Transcribe the material in full. Nothing should differ except that the pictures are left out.

_RECORD SET_:

_ _ _

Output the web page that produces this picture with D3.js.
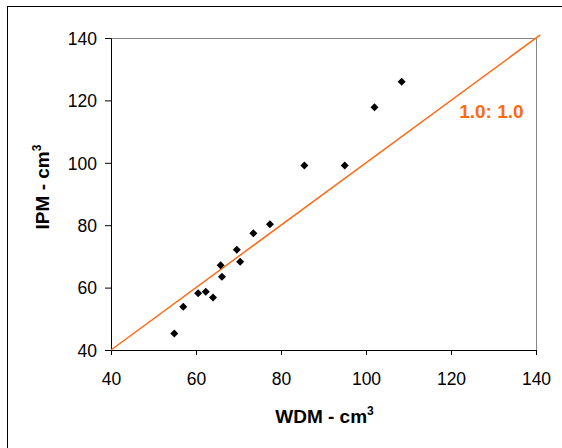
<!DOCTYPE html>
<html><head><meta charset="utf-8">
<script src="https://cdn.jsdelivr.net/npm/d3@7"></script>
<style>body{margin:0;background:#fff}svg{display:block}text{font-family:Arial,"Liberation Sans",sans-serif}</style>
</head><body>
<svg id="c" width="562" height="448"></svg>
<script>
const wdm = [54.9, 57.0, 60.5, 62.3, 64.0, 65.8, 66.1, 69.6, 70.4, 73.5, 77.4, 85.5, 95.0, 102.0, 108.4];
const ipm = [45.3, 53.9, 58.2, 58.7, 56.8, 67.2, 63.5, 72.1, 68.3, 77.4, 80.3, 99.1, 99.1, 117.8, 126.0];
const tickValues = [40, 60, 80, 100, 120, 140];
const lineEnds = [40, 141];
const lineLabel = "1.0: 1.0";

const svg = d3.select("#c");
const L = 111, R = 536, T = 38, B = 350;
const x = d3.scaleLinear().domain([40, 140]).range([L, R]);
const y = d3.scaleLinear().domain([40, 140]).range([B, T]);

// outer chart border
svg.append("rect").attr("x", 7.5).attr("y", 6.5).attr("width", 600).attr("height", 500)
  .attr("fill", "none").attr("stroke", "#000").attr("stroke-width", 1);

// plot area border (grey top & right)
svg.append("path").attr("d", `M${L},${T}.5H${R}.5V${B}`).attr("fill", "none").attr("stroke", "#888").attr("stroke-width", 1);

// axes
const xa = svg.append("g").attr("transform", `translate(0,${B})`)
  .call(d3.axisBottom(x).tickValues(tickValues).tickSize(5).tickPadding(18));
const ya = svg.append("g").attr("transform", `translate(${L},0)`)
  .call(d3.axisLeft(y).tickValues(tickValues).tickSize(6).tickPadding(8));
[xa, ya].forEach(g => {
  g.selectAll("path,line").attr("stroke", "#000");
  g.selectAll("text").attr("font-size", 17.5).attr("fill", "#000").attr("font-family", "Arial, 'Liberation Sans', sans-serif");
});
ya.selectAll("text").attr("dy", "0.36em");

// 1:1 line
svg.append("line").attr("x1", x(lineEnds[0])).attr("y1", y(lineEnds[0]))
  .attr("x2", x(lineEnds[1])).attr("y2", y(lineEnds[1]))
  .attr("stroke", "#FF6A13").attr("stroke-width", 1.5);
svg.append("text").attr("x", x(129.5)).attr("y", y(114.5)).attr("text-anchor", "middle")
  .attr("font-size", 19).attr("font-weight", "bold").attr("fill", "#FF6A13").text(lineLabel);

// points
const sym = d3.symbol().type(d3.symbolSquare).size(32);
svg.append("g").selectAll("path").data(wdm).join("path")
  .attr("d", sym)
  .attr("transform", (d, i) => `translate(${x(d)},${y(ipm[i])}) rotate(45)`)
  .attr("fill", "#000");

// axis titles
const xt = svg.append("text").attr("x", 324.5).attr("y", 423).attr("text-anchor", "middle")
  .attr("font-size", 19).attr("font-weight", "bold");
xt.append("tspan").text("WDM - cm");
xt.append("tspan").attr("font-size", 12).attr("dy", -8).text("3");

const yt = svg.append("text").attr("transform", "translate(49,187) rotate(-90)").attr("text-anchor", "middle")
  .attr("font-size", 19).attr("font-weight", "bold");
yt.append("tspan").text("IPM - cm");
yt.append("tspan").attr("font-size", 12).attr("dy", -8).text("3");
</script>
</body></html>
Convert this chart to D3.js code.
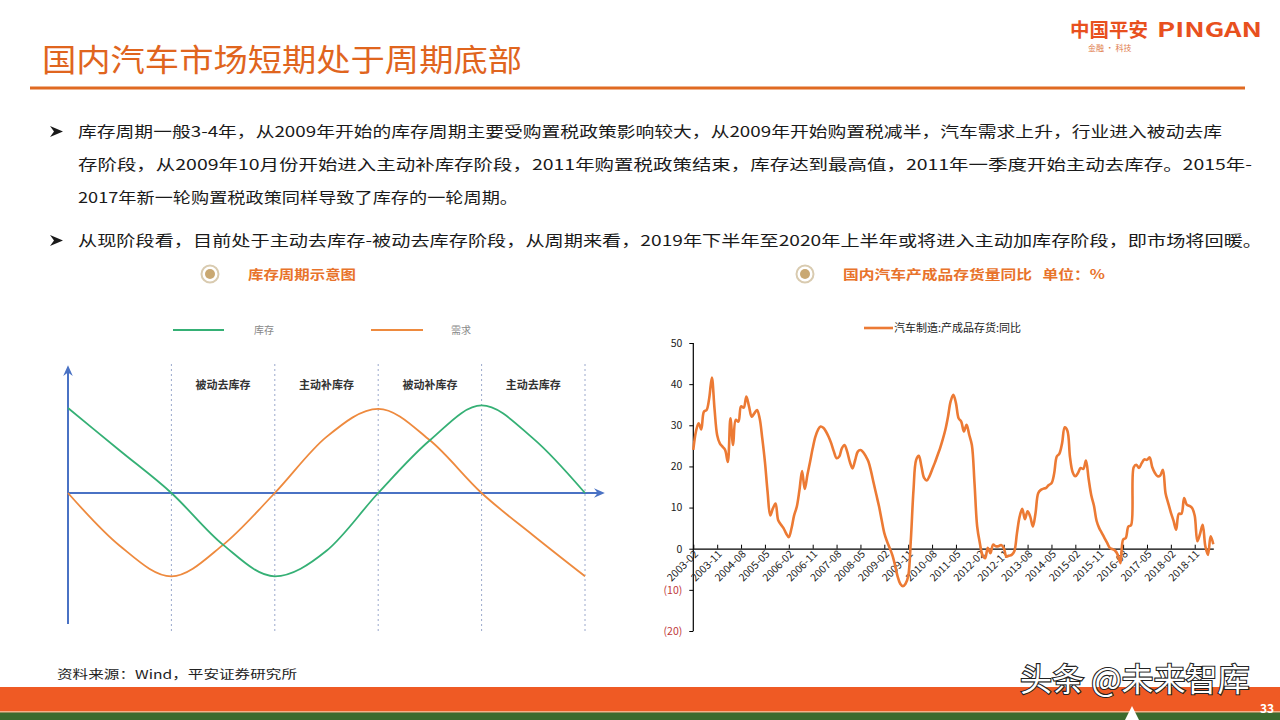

_ _ _

_TASK RESPONSE_:
Output the web page that produces this picture with D3.js.
<!DOCTYPE html>
<html><head><meta charset="utf-8">
<script src="https://cdn.jsdelivr.net/npm/d3@7"></script>
<style>body{margin:0;background:#fff}svg{display:block}text{font-family:Arial,"Liberation Sans",sans-serif}</style>
</head><body>
<svg id="c" width="562" height="448"></svg>
<script>
const wdm = [54.9, 57.0, 60.5, 62.3, 64.0, 65.8, 66.1, 69.6, 70.4, 73.5, 77.4, 85.5, 95.0, 102.0, 108.4];
const ipm = [45.3, 53.9, 58.2, 58.7, 56.8, 67.2, 63.5, 72.1, 68.3, 77.4, 80.3, 99.1, 99.1, 117.8, 126.0];
const tickValues = [40, 60, 80, 100, 120, 140];
const lineEnds = [40, 141];
const lineLabel = "1.0: 1.0";

const svg = d3.select("#c");
const L = 111, R = 536, T = 38, B = 350;
const x = d3.scaleLinear().domain([40, 140]).range([L, R]);
const y = d3.scaleLinear().domain([40, 140]).range([B, T]);

// outer chart border
svg.append("rect").attr("x", 7.5).attr("y", 6.5).attr("width", 600).attr("height", 500)
  .attr("fill", "none").attr("stroke", "#000").attr("stroke-width", 1);

// plot area border (grey top & right)
svg.append("path").attr("d", `M${L},${T}.5H${R}.5V${B}`).attr("fill", "none").attr("stroke", "#888").attr("stroke-width", 1);

// axes
const xa = svg.append("g").attr("transform", `translate(0,${B})`)
  .call(d3.axisBottom(x).tickValues(tickValues).tickSize(5).tickPadding(18));
const ya = svg.append("g").attr("transform", `translate(${L},0)`)
  .call(d3.axisLeft(y).tickValues(tickValues).tickSize(6).tickPadding(8));
[xa, ya].forEach(g => {
  g.selectAll("path,line").attr("stroke", "#000");
  g.selectAll("text").attr("font-size", 17.5).attr("fill", "#000").attr("font-family", "Arial, 'Liberation Sans', sans-serif");
});
ya.selectAll("text").attr("dy", "0.36em");

// 1:1 line
svg.append("line").attr("x1", x(lineEnds[0])).attr("y1", y(lineEnds[0]))
  .attr("x2", x(lineEnds[1])).attr("y2", y(lineEnds[1]))
  .attr("stroke", "#FF6A13").attr("stroke-width", 1.5);
svg.append("text").attr("x", x(129.5)).attr("y", y(114.5)).attr("text-anchor", "middle")
  .attr("font-size", 19).attr("font-weight", "bold").attr("fill", "#FF6A13").text(lineLabel);

// points
const sym = d3.symbol().type(d3.symbolSquare).size(32);
svg.append("g").selectAll("path").data(wdm).join("path")
  .attr("d", sym)
  .attr("transform", (d, i) => `translate(${x(d)},${y(ipm[i])}) rotate(45)`)
  .attr("fill", "#000");

// axis titles
const xt = svg.append("text").attr("x", 324.5).attr("y", 423).attr("text-anchor", "middle")
  .attr("font-size", 19).attr("font-weight", "bold");
xt.append("tspan").text("WDM - cm");
xt.append("tspan").attr("font-size", 12).attr("dy", -8).text("3");

const yt = svg.append("text").attr("transform", "translate(49,187) rotate(-90)").attr("text-anchor", "middle")
  .attr("font-size", 19).attr("font-weight", "bold");
yt.append("tspan").text("IPM - cm");
yt.append("tspan").attr("font-size", 12).attr("dy", -8).text("3");
</script>
</body></html>
Convert this chart to D3.js code.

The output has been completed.